**PROMPT**
Filter out everything except lines holding "this".

**DATA ENTRIES**
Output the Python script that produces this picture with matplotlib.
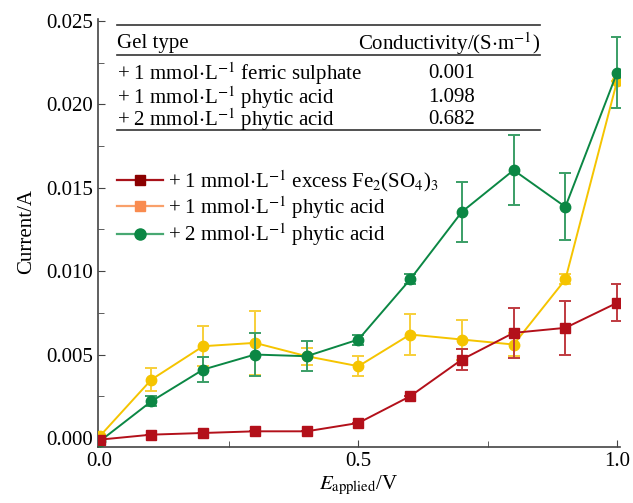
* * *
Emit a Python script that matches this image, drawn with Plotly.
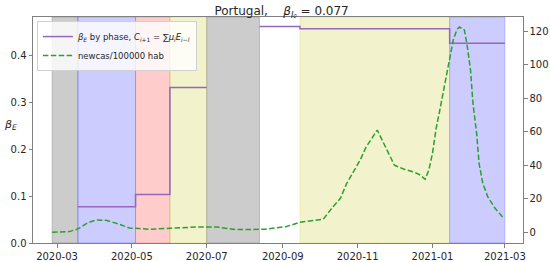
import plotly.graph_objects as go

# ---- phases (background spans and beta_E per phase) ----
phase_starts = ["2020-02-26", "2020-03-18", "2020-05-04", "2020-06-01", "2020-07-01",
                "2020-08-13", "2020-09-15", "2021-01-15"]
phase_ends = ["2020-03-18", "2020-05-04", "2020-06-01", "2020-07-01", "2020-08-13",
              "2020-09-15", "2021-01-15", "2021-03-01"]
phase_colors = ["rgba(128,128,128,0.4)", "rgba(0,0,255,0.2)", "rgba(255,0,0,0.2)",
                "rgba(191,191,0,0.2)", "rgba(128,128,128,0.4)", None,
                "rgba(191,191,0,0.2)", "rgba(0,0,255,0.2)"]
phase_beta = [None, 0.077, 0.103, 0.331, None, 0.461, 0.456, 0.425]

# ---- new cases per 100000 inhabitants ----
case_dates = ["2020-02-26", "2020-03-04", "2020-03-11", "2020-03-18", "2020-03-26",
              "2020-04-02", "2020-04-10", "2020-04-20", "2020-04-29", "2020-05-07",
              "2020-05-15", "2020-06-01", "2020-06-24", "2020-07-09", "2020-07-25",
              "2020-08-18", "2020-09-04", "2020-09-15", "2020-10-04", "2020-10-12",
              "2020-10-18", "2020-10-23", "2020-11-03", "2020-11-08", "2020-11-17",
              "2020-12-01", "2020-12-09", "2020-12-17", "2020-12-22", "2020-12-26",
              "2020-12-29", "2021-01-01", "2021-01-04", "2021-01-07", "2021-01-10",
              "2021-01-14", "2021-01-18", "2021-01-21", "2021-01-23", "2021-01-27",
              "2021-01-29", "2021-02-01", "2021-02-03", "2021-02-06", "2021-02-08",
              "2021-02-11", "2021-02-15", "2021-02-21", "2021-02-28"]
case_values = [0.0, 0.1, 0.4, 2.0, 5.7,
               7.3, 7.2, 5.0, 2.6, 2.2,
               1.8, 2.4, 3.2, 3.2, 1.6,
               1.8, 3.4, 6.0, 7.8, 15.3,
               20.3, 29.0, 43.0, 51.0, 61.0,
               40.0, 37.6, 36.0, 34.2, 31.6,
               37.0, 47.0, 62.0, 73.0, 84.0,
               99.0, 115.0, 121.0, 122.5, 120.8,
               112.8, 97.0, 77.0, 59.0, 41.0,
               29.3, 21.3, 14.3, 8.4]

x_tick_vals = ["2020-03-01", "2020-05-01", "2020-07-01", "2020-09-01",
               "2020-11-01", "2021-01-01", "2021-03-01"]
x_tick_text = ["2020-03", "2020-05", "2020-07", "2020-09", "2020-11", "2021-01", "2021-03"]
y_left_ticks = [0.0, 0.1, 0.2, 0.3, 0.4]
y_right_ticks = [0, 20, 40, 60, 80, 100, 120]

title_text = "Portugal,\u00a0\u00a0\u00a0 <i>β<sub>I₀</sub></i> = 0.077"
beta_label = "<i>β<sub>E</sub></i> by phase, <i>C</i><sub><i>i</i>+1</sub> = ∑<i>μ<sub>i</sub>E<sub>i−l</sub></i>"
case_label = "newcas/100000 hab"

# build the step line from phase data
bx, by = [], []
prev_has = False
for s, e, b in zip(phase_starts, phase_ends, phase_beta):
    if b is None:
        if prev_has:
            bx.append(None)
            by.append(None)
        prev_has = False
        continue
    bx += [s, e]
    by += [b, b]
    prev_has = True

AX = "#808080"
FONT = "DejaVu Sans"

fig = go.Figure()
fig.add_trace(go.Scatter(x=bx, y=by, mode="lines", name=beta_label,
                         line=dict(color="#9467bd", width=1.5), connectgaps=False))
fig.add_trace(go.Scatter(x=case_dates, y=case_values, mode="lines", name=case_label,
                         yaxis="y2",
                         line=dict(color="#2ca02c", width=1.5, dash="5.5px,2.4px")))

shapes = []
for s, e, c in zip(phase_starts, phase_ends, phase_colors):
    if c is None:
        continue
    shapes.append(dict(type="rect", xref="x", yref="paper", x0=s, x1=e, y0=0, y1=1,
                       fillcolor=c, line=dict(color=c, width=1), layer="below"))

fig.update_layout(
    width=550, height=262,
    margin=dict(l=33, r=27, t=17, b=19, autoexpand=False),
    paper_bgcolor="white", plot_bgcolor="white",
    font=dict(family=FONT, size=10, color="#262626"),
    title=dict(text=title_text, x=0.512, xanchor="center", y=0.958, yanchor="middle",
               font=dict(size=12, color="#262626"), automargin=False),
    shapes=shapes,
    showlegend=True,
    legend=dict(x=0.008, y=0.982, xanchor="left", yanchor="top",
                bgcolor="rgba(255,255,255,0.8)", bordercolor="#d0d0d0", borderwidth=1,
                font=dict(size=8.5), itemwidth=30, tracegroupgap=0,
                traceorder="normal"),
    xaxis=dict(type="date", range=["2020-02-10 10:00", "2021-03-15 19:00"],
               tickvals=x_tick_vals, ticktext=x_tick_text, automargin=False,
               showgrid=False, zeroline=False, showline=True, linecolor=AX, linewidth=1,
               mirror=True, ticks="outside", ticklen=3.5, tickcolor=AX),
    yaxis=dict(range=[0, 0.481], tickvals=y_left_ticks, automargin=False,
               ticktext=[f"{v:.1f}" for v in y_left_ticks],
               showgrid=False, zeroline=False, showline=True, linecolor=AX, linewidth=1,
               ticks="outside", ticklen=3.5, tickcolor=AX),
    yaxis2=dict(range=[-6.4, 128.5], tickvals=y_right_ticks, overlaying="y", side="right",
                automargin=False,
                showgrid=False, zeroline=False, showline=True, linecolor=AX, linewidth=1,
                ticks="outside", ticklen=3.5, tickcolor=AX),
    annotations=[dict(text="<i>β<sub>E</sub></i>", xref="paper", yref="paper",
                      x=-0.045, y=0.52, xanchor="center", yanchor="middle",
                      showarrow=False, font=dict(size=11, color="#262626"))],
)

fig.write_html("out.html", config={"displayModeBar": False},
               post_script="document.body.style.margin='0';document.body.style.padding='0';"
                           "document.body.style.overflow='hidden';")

**SOLUTION BELOW**
Output the Python script that produces this picture with matplotlib.
Emit a Python script that matches this image, drawn with Plotly.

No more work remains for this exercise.